*** Stored data ***
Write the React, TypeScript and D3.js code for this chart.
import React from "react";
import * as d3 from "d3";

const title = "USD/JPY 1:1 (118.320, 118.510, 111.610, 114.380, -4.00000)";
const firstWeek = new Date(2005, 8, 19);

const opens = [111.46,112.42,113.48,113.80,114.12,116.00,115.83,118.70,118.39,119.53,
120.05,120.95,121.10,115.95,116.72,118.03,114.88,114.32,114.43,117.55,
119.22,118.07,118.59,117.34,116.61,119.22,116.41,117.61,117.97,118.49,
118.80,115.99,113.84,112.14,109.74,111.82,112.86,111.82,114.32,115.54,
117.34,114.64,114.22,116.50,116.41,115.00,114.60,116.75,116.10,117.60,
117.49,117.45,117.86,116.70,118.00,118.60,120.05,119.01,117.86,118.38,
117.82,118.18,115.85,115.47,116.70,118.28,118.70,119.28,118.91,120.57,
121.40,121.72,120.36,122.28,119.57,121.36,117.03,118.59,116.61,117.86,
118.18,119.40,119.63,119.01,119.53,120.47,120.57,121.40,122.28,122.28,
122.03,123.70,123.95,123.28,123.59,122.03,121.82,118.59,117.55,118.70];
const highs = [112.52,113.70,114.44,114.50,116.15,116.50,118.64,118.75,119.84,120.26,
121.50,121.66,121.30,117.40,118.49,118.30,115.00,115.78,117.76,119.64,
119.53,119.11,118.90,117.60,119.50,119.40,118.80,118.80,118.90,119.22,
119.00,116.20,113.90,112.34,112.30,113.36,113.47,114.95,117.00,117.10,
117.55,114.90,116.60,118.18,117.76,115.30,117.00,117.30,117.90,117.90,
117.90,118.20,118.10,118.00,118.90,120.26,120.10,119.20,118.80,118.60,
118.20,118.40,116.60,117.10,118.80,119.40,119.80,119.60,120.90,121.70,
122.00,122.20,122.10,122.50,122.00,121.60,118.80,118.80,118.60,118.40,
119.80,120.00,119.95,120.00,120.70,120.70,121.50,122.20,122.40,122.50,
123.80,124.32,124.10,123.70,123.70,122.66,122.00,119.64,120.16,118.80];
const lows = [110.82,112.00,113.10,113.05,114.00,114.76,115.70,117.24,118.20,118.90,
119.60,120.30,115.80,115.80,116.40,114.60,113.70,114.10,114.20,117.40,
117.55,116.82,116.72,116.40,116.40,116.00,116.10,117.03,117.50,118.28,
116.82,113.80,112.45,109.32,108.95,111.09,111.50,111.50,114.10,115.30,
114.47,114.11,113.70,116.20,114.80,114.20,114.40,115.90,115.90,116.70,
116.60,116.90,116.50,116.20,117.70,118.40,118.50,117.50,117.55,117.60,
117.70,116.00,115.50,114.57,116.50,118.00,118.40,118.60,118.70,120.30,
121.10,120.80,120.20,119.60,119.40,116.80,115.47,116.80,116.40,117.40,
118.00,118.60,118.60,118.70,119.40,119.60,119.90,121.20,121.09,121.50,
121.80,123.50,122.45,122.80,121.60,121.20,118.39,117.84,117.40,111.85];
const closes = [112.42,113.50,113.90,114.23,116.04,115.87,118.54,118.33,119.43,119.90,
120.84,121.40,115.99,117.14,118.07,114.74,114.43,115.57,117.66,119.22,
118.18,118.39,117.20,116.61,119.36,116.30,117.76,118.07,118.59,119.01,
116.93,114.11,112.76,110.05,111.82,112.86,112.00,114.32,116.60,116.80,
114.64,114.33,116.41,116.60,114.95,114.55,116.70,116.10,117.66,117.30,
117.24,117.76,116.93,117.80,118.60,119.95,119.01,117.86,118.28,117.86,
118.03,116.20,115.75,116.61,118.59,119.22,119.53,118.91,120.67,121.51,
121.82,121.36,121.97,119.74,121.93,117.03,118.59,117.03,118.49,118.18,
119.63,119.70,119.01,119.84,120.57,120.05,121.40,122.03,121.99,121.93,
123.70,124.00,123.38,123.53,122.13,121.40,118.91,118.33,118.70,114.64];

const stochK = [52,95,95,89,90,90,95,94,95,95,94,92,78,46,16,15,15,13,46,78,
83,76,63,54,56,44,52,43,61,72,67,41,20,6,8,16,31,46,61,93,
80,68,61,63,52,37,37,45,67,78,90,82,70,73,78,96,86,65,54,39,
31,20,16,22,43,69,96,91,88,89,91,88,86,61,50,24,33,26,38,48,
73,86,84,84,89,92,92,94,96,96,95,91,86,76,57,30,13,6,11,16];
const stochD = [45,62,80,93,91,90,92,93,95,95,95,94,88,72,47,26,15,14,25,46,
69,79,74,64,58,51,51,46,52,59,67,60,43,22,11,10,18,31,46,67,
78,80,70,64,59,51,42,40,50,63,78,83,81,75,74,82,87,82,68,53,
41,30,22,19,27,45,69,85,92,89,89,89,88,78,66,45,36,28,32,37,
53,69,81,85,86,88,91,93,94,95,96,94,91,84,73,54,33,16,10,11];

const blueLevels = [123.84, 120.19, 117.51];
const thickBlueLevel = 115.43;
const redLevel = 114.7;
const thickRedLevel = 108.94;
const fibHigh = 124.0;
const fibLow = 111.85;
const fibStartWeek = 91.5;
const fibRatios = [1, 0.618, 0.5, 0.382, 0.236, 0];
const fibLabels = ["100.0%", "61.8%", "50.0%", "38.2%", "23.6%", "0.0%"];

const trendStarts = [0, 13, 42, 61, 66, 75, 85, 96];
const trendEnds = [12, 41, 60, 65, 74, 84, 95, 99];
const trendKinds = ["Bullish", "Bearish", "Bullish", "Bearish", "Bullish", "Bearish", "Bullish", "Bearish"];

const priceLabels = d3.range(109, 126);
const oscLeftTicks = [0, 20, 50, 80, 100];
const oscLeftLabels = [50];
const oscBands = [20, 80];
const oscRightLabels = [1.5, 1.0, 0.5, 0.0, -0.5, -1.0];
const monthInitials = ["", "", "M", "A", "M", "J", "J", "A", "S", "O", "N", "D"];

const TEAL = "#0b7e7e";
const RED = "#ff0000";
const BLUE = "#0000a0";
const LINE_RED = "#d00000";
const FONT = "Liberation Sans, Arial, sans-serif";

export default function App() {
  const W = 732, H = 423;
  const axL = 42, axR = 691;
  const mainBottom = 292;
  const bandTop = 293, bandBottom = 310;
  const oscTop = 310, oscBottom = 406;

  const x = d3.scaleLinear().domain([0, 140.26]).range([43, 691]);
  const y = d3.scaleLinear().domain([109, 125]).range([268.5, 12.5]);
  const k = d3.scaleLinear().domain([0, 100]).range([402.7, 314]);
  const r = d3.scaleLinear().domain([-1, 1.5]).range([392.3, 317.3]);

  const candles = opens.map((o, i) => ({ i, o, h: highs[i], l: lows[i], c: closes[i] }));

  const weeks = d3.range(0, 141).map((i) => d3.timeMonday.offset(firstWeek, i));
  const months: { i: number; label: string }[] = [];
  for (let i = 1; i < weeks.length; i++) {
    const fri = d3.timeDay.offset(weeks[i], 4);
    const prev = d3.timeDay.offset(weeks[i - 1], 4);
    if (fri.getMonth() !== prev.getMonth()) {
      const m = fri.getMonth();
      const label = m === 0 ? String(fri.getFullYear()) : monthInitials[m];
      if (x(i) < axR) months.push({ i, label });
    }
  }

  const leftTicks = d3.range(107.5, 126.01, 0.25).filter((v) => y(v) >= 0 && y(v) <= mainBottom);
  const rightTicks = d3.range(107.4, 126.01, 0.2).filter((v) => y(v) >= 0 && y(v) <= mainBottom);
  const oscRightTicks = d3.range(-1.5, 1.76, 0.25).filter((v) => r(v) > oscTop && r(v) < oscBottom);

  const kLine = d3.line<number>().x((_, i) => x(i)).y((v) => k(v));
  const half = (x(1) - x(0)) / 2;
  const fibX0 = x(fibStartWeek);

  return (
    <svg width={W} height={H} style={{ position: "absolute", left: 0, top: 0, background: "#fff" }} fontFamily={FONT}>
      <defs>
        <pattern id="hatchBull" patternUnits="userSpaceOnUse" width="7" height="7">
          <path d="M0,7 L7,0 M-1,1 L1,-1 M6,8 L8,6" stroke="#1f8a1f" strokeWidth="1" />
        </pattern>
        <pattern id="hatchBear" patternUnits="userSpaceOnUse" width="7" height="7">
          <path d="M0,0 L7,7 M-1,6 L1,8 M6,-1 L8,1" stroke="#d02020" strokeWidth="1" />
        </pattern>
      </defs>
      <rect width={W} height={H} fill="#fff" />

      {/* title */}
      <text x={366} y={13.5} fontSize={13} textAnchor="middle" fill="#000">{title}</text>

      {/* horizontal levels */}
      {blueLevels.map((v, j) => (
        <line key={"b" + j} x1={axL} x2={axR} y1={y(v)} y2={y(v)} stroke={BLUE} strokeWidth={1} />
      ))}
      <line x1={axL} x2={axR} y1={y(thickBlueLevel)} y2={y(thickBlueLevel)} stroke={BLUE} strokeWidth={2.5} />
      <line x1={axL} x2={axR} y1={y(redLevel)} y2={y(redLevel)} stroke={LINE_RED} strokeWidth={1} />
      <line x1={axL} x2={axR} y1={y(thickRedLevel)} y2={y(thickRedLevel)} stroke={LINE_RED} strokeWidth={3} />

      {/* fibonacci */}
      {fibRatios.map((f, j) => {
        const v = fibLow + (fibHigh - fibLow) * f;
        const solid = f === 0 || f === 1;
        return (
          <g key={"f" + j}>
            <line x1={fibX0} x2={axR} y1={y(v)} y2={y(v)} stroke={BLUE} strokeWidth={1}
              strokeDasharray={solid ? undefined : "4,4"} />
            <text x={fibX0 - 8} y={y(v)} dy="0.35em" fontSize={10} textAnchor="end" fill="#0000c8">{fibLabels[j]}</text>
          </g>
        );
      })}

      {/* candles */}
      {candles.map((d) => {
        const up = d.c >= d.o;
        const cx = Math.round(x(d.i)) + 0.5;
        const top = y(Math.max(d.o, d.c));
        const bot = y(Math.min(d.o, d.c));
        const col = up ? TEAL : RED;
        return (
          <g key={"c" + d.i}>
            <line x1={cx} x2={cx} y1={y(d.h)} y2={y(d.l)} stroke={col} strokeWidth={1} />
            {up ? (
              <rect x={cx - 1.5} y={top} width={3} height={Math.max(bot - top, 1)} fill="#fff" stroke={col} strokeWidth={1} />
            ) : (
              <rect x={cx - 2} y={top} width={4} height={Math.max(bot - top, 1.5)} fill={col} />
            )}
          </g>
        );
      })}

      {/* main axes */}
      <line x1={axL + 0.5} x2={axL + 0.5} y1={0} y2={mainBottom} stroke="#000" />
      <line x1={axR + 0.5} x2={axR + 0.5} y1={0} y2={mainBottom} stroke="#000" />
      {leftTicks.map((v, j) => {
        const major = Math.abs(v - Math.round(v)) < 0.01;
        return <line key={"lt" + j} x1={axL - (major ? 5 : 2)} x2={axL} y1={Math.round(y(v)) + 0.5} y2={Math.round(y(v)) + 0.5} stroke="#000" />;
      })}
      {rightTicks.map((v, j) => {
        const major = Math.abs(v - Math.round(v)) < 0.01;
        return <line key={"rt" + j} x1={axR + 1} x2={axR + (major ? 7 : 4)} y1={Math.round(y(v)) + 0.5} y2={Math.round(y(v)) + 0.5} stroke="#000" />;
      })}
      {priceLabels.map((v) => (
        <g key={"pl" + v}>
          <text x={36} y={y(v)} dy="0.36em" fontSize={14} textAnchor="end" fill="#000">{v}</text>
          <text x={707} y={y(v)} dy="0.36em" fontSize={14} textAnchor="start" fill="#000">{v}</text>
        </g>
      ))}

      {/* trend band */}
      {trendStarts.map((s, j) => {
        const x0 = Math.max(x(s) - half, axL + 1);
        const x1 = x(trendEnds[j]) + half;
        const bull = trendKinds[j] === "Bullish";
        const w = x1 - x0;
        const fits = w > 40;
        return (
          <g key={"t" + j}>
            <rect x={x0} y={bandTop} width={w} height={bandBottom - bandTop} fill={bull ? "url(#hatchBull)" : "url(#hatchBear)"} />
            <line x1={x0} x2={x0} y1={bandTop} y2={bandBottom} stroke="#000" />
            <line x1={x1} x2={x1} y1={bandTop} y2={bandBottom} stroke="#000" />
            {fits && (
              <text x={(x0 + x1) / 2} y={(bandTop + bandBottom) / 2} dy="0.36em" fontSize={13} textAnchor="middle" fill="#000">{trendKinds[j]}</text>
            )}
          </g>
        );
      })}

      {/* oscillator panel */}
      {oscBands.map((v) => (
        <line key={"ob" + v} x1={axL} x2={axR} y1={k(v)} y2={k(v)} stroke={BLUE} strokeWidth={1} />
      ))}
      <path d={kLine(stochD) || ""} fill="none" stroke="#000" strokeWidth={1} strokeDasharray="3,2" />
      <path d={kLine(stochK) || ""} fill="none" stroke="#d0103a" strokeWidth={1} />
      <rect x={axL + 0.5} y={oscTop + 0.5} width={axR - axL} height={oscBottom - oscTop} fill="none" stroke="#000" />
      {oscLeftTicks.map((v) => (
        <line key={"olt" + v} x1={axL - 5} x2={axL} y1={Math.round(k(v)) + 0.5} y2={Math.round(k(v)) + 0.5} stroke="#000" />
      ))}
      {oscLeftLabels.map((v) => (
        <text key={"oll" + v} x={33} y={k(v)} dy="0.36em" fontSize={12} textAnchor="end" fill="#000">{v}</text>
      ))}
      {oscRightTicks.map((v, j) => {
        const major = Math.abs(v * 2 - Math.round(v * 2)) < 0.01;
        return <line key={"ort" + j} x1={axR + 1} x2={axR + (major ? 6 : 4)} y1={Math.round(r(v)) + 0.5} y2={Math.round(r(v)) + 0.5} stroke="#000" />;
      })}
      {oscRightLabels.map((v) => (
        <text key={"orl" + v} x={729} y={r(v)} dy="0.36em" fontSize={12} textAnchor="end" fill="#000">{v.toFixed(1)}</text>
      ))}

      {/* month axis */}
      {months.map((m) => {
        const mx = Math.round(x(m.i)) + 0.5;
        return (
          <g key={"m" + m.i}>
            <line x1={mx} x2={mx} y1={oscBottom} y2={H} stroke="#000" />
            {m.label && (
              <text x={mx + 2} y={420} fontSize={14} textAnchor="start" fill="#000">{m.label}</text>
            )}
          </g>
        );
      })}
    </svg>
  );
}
***
Exactly as they stand, set down the lines from the top of the data through the line with "const firstWeek = new Date(2005, 8, 19);".

Write the React, TypeScript and D3.js code for this chart.
import React from "react";
import * as d3 from "d3";

const title = "USD/JPY 1:1 (118.320, 118.510, 111.610, 114.380, -4.00000)";
const firstWeek = new Date(2005, 8, 19);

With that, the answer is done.